Pubblichiamo di seguito il tema di una studentessa, Sara del Liceo Marie Curie di Collegno (To), riguardante la settimana di autogestione che ha visto fra gli incontri anche quello con Pino Masciari.
“Qual è il senso della vita, o della vita organica in generale? […] Io rispondo che l’uomo che considera la propria vita e quella delle creature consimili priva di senso non è semplicemente sventurato ma quasi idoneo alla vita.[…] Ognuno di noi è qui per un breve soggiorno; non sa per quale scopo, sebbene talvolta pensi di percepirlo…” di Albert Einstein in “Il mondo come io lo vedo”.
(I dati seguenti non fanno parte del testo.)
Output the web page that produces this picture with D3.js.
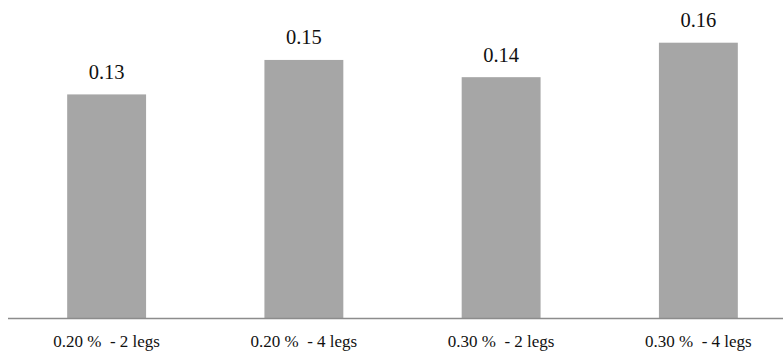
<!DOCTYPE html>
<html>
<head>
<meta charset="utf-8">
<script src="https://cdn.jsdelivr.net/npm/d3@7"></script>
<style>
  html, body { margin: 0; padding: 0; background: #fff; }
  svg { display: block; }
</style>
</head>
<body>
<svg id="chart" width="783" height="351"></svg>
<script>
const categories = ["0.20 %  - 2 legs", "0.20 %  - 4 legs", "0.30 %  - 2 legs", "0.30 %  - 4 legs"];
const values = [0.13, 0.15, 0.14, 0.16];

const svg = d3.select("#chart");
const baseY = 318.5;
const FONT = "'Liberation Serif', Times, serif";

const x = d3.scaleBand()
  .domain(categories)
  .range([8, 797])
  .paddingInner(0.6)
  .paddingOuter(0.3);

const y = d3.scaleLinear()
  .domain([0, 0.16])
  .range([baseY, 42.7]);

svg.append("g")
  .selectAll("rect")
  .data(values)
  .join("rect")
  .attr("x", (d, i) => x(categories[i]))
  .attr("y", d => y(d))
  .attr("width", x.bandwidth())
  .attr("height", d => baseY - y(d))
  .attr("fill", "#a6a6a6");

svg.append("g")
  .selectAll("text")
  .data(values)
  .join("text")
  .attr("x", (d, i) => x(categories[i]) + x.bandwidth() / 2)
  .attr("y", d => y(d) - 15.5)
  .attr("text-anchor", "middle")
  .style("font-family", FONT)
  .style("font-size", "20.5px")
  .attr("fill", "#111")
  .text(d => d3.format(".2f")(d));

const axis = svg.append("g").attr("transform", `translate(0,${baseY})`);
axis.append("line")
  .attr("x1", 8).attr("x2", 783)
  .attr("y1", 0).attr("y2", 0)
  .attr("stroke", "#8c8c8c")
  .attr("stroke-width", 1.5);

axis.selectAll("text")
  .data(categories)
  .join("text")
  .attr("x", d => x(d) + x.bandwidth() / 2)
  .attr("y", 28.5)
  .attr("text-anchor", "middle")
  .style("font-family", FONT)
  .style("font-size", "17px")
  .attr("fill", "#111")
  .style("white-space", "pre")
  .text(d => d);
</script>
</body>
</html>
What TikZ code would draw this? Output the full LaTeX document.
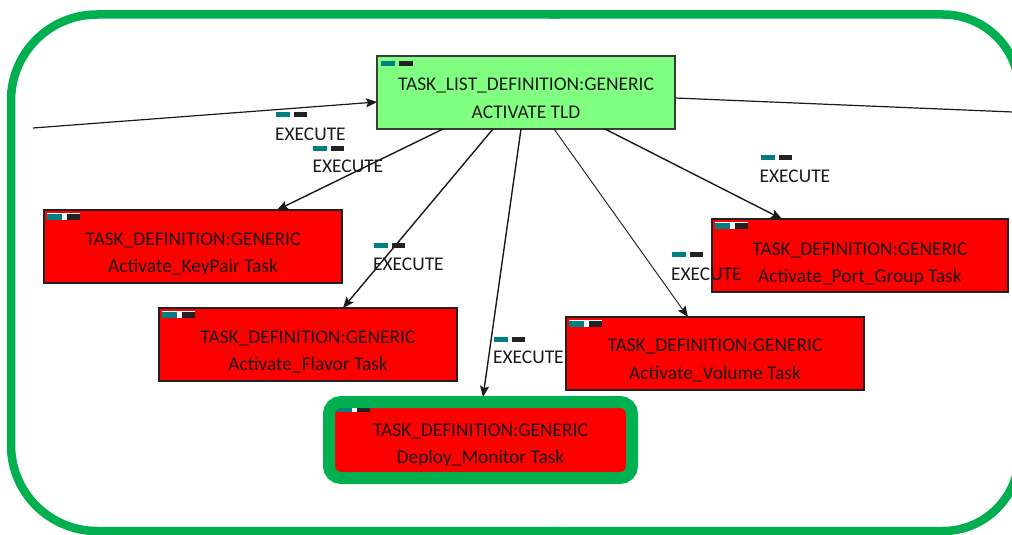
\documentclass[tikz,border=0pt]{standalone}
\usepackage{fontspec}
\setmainfont{Carlito}
\usetikzlibrary{arrows.meta,calc}
\definecolor{framegreen}{HTML}{00B050}
\definecolor{tldgreen}{HTML}{80FF80}
\definecolor{taskred}{HTML}{FF0000}
\definecolor{flagteal}{HTML}{008080}
\definecolor{flagdark}{HTML}{222222}
\definecolor{ink}{HTML}{1A1A1A}

\begin{document}
\begin{tikzpicture}[x=1pt,y=-1pt,
  taskbox/.style={draw=flagdark, line width=1.3pt, fill=taskred, minimum width=298pt,
    minimum height=73pt, inner sep=0pt, outer sep=0pt, anchor=north west},
  tldbox/.style={taskbox, fill=tldgreen, draw=ink!85, line width=1.8pt},
  boxtext/.style={text=ink, font=\fontsize{19.4}{28}\selectfont, anchor=base, inner sep=0pt},
  exectext/.style={boxtext, anchor=base west},
  edge/.style={draw=ink, line width=1.4pt, -{Stealth[length=11pt,width=9pt,inset=2pt]}},
  frame/.style={draw=framegreen, line width=8.5pt},
  flag/.pic={\fill[flagteal] (0,0) rectangle (14,5); \fill[flagdark] (18,0) rectangle (31,5);},
  boxflag/.pic={\fill[white] (0,0) rectangle (33,7);
    \fill[flagteal] (0,1) rectangle (15,7); \fill[flagdark] (20,1) rectangle (33,7);}
]
\useasboundingbox (0,0) rectangle (1012,535);
\clip (0,0) rectangle (1012,535);

% outer frame, drawn as two halves with their own corner radii
\draw[frame, rounded corners=86pt] (560,14.5) -- (11,14.5) -- (11,531) -- (560,531);
\draw[frame, rounded corners=76pt] (550,14.5) -- (1019,14.5) -- (1019,531) -- (550,531);

% task list definition
\node[tldbox] (tld) at (377,56) {};
\fill[flagteal] ($(tld.north west)+(4,5)$) rectangle ($(tld.north west)+(18,10)$);
\fill[flagdark] ($(tld.north west)+(22,5)$) rectangle ($(tld.north west)+(36,10)$);
\node[boxtext] (tld1) at ($(tld.north)+(0,35)$) {TASK\_LIST\_DEFINITION:GENERIC};
\node[boxtext] (tld2) at ($(tld.north)+(0,62)$) {ACTIVATE TLD};

% task definitions
\node[taskbox] (kp) at (44,210) {};
\pic at ($(kp.north west)+(3,3)$) {boxflag};
\node[boxtext] (kp1) at ($(kp.north)+(0,35)$) {TASK\_DEFINITION:GENERIC};
\node[boxtext] (kp2) at ($(kp.north)+(0,62)$) {Activate\_KeyPair Task};

\node[taskbox] (fl) at (159,308) {};
\pic at ($(fl.north west)+(3,3)$) {boxflag};
\node[boxtext] (fl1) at ($(fl.north)+(0,35)$) {TASK\_DEFINITION:GENERIC};
\node[boxtext] (fl2) at ($(fl.north)+(0,62)$) {Activate\_Flavor Task};

\node[taskbox] (vo) at (566,317) {};
\pic at ($(vo.north west)+(3,3)$) {boxflag};
\node[boxtext] (vo1) at ($(vo.north)+(0,34)$) {TASK\_DEFINITION:GENERIC};
\node[boxtext] (vo2) at ($(vo.north)+(0,62)$) {Activate\_Volume Task};

\node[taskbox, minimum width=296pt] (pg) at (712,219) {};
\pic at ($(pg.north west)+(3,3)$) {boxflag};
\node[boxtext] (pg1) at ($(pg.north)+(0,36)$) {TASK\_DEFINITION:GENERIC};
\node[boxtext] (pg2) at ($(pg.north)+(0,63)$) {Activate\_Port\_Group Task};

% selected task with its highlight
\node[taskbox, draw=none, rounded corners=5pt, minimum width=293pt, minimum height=66pt] (dm) at (334,407) {};
\pic at ($(dm.north west)+(3,-2)$) {boxflag};
\node[draw=framegreen, line width=12pt, rounded corners=12pt, minimum width=303pt,
  minimum height=76pt, inner sep=0pt, outer sep=0pt, anchor=north west] (dmframe) at (329,402) {};
\node[boxtext] (dm1) at ($(dm.north)+(0,29)$) {TASK\_DEFINITION:GENERIC};
\node[boxtext] (dm2) at ($(dm.north)+(0,56)$) {Deploy\_Monitor Task};

% connectors
\coordinate (lin) at (33,128);
\coordinate (rout) at (1020,112.3);
\draw[edge, line width=1.2pt] (lin) -- ($(tld.north west)+(0,46)$);
\draw[draw=ink, line width=1.2pt] ($(tld.north east)+(0,42)$) -- (rout);
\draw[edge] ($(tld.south west)+(66,0)$) -- ($(kp.north west)+(233,0)$);
\draw[edge] ($(tld.south west)+(116,0)$) -- ($(fl.north west)+(184,0)$);
\draw[edge] ($(tld.south west)+(144,0)$) -- ($(dmframe.north west)+(154,-5)$);
\draw[edge, line width=0.9pt] ($(tld.south west)+(177,0)$) -- ($(vo.north west)+(122,0)$);
\draw[edge] ($(tld.south west)+(228,0)$) -- ($(pg.north west)+(70,0)$);

% connector labels
\pic at (276,112) {flag};
\node[exectext] (x1) at (275,140) {EXECUTE};
\pic at (313,146) {flag};
\node[exectext] (x2) at (312.5,172) {EXECUTE};
\pic at (374,243) {flag};
\node[exectext] (x3) at (373,270.5) {EXECUTE};
\pic at (494,337) {flag};
\node[exectext] (x4) at (493,363) {EXECUTE};
\pic at (672,252) {flag};
\node[exectext] (x5) at (671,280) {EXECUTE};
\pic at (761,155) {flag};
\node[exectext] (x6) at (759.5,182) {EXECUTE};
\end{tikzpicture}
\end{document}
Molti uomini d’oggi tendono a cercare un “perché” della loro esistenza; altri diventano dei veri e propri “eroi”, perché lo scopo della loro vita l’hanno trovato. Sacrificano se stessi, la loro vita e quella della loro famiglia per fare ciò che ritengono giusto, al costo di mettersi anche, ad esempio, contro un mostro dalle mille facce che ha più tentacoli di un polipo: la mafia. La testimonianza di Pino Masciari è stata per me molto significativa, perché grazie alle sue parole mi ha aperto gli occhi su un mondo che avevo visto solo nei libri. Con il suo discorso ho percepito la grandezza di una vita che va oltre la paura e l’omertà, per difendere i propri valori e le proprie idee.
La mafia sul dizionario italiano appare con un duplice significato: “miseria” e “prepotente”. La mafia di chi crede valga esclusivamente la legge del prepotente. Quest’ultimo è una bestia, perché solo tra le bestie vige la legge della presa al potere del più forte. Questi sono peggio degli animali perché gli animali uccidono per fame o per istinto, ma queste “bestie” pensano ed agiscono per interesse.
Pino Masciari ci ha raccontato la sua vita con le lacrime agli occhi: era un imprenditore calabrese che nella vita aveva tutto, il denaro e gli affetti, ma che in un attimo ha visto crollare davanti a sé tutto ciò per cui ha lottato. E’ stato lasciato da solo anche dalla giustizia, quando ne aveva più bisogno. Ha messo in pericolo la sua famiglia per aver detto “no” alla mafia dopo l’ennesima richiesta del pagamento di un pizzo. Ed è proprio perché è stato costretto a confinare nell’oscurità i suoi due figli per proteggerli, ci ha insegnato a non aver paura, a non arrendersi di fonte alle difficoltà. Ci ha trasmesso la volontà di dire “no” anche nel nostro piccolo di fronte all’omertà e quindi denunciare tutto ciò che noi non riteniamo giusto.
Quello che mi ha colpito di più è la solitudine in cui è costretto a vivere, abbandonato da tutti, anche da amici che per paura gli hanno voltato la faccia considerandolo un seccatore, non capendo che quello che faceva sarebbe dovuto servire per migliorare anche la loro vita e quella dei loro figli. Sicuramente ognuno di noi nel proprio piccolo può far molto per creare un paese in grado di accogliere questi “eroi”, valorizzando le loro imprese e soprattutto non dimenticando e tenendo vivo il loro ricordo. Forse se anche i nuovi mezzi di comunicazione fornissero notizie ed esempi positivi in grado di spronare le persone ad agire nel rispetto degli altri, credo che si riuscirebbe ad essere “uomini migliori”.